EXERCISE DESCRIPTION
Reproduce the listing below word for word, with no pictures.

SUPPLIED INFORMATION
########

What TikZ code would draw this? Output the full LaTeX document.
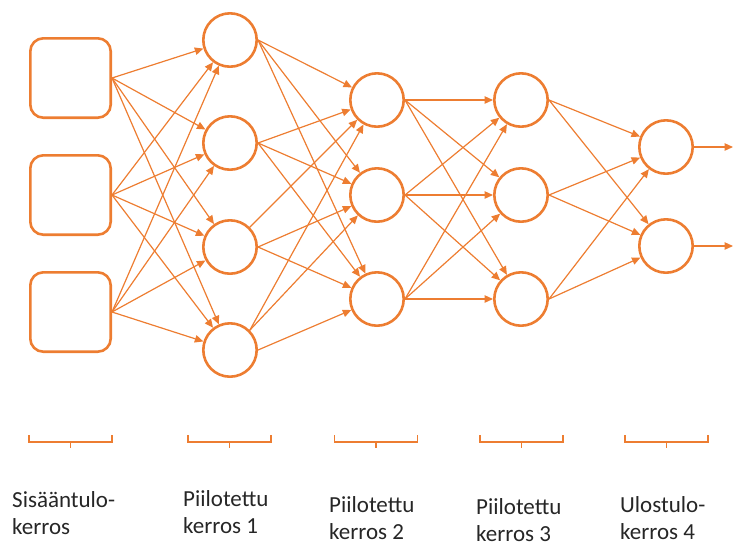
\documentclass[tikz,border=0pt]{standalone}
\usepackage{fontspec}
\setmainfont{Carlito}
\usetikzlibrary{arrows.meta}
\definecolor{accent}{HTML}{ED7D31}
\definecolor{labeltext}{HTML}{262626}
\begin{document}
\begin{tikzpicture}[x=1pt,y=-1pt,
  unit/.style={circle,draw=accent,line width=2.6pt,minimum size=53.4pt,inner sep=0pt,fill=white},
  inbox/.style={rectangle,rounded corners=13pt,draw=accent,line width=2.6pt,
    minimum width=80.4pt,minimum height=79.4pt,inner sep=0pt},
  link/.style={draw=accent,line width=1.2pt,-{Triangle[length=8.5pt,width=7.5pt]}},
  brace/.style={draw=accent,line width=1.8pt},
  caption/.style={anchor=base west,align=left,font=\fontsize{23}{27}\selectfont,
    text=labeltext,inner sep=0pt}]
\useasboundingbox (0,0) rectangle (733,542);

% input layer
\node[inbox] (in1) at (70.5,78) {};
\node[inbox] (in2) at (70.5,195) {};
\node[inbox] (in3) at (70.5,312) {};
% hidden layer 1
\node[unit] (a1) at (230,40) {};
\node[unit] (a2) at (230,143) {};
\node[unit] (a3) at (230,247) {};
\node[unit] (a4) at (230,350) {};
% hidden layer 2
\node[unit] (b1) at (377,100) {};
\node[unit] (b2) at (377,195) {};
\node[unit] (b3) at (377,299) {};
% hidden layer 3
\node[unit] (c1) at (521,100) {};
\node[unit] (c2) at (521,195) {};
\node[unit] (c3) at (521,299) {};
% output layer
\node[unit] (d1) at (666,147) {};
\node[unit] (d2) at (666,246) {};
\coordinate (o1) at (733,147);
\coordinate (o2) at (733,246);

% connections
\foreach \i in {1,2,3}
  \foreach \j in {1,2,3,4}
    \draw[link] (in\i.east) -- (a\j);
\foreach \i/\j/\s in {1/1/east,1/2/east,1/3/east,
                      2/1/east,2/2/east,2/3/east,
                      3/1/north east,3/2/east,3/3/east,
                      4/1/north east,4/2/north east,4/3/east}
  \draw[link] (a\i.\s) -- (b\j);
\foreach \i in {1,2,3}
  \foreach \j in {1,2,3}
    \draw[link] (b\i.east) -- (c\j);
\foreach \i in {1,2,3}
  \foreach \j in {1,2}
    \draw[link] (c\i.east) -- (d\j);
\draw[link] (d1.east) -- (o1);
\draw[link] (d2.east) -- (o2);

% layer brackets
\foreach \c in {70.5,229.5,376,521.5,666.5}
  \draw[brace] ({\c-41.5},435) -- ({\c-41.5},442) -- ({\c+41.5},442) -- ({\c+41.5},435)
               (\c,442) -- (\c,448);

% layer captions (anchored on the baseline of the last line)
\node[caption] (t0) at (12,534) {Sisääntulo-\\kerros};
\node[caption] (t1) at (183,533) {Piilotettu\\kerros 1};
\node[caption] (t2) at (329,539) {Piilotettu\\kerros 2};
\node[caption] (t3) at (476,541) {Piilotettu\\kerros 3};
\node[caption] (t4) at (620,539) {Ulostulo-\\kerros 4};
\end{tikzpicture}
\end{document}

########

WRITTEN SOLUTION
What TikZ code would draw this? Output the full LaTeX document.
\documentclass[tikz,border=0pt]{standalone}
\usepackage{fontspec}
\setmainfont{Carlito}
\usetikzlibrary{arrows.meta}
\definecolor{accent}{HTML}{ED7D31}
\definecolor{labeltext}{HTML}{262626}
\begin{document}
\begin{tikzpicture}[x=1pt,y=-1pt,
  unit/.style={circle,draw=accent,line width=2.6pt,minimum size=53.4pt,inner sep=0pt,fill=white},
  inbox/.style={rectangle,rounded corners=13pt,draw=accent,line width=2.6pt,
    minimum width=80.4pt,minimum height=79.4pt,inner sep=0pt},
  link/.style={draw=accent,line width=1.2pt,-{Triangle[length=8.5pt,width=7.5pt]}},
  brace/.style={draw=accent,line width=1.8pt},
  caption/.style={anchor=base west,align=left,font=\fontsize{23}{27}\selectfont,
    text=labeltext,inner sep=0pt}]
\useasboundingbox (0,0) rectangle (733,542);

% input layer
\node[inbox] (in1) at (70.5,78) {};
\node[inbox] (in2) at (70.5,195) {};
\node[inbox] (in3) at (70.5,312) {};
% hidden layer 1
\node[unit] (a1) at (230,40) {};
\node[unit] (a2) at (230,143) {};
\node[unit] (a3) at (230,247) {};
\node[unit] (a4) at (230,350) {};
% hidden layer 2
\node[unit] (b1) at (377,100) {};
\node[unit] (b2) at (377,195) {};
\node[unit] (b3) at (377,299) {};
% hidden layer 3
\node[unit] (c1) at (521,100) {};
\node[unit] (c2) at (521,195) {};
\node[unit] (c3) at (521,299) {};
% output layer
\node[unit] (d1) at (666,147) {};
\node[unit] (d2) at (666,246) {};
\coordinate (o1) at (733,147);
\coordinate (o2) at (733,246);

% connections
\foreach \i in {1,2,3}
  \foreach \j in {1,2,3,4}
    \draw[link] (in\i.east) -- (a\j);
\foreach \i/\j/\s in {1/1/east,1/2/east,1/3/east,
                      2/1/east,2/2/east,2/3/east,
                      3/1/north east,3/2/east,3/3/east,
                      4/1/north east,4/2/north east,4/3/east}
  \draw[link] (a\i.\s) -- (b\j);
\foreach \i in {1,2,3}
  \foreach \j in {1,2,3}
    \draw[link] (b\i.east) -- (c\j);
\foreach \i in {1,2,3}
  \foreach \j in {1,2}
    \draw[link] (c\i.east) -- (d\j);
\draw[link] (d1.east) -- (o1);
\draw[link] (d2.east) -- (o2);

% layer brackets
\foreach \c in {70.5,229.5,376,521.5,666.5}
  \draw[brace] ({\c-41.5},435) -- ({\c-41.5},442) -- ({\c+41.5},442) -- ({\c+41.5},435)
               (\c,442) -- (\c,448);

% layer captions (anchored on the baseline of the last line)
\node[caption] (t0) at (12,534) {Sisääntulo-\\kerros};
\node[caption] (t1) at (183,533) {Piilotettu\\kerros 1};
\node[caption] (t2) at (329,539) {Piilotettu\\kerros 2};
\node[caption] (t3) at (476,541) {Piilotettu\\kerros 3};
\node[caption] (t4) at (620,539) {Ulostulo-\\kerros 4};
\end{tikzpicture}
\end{document}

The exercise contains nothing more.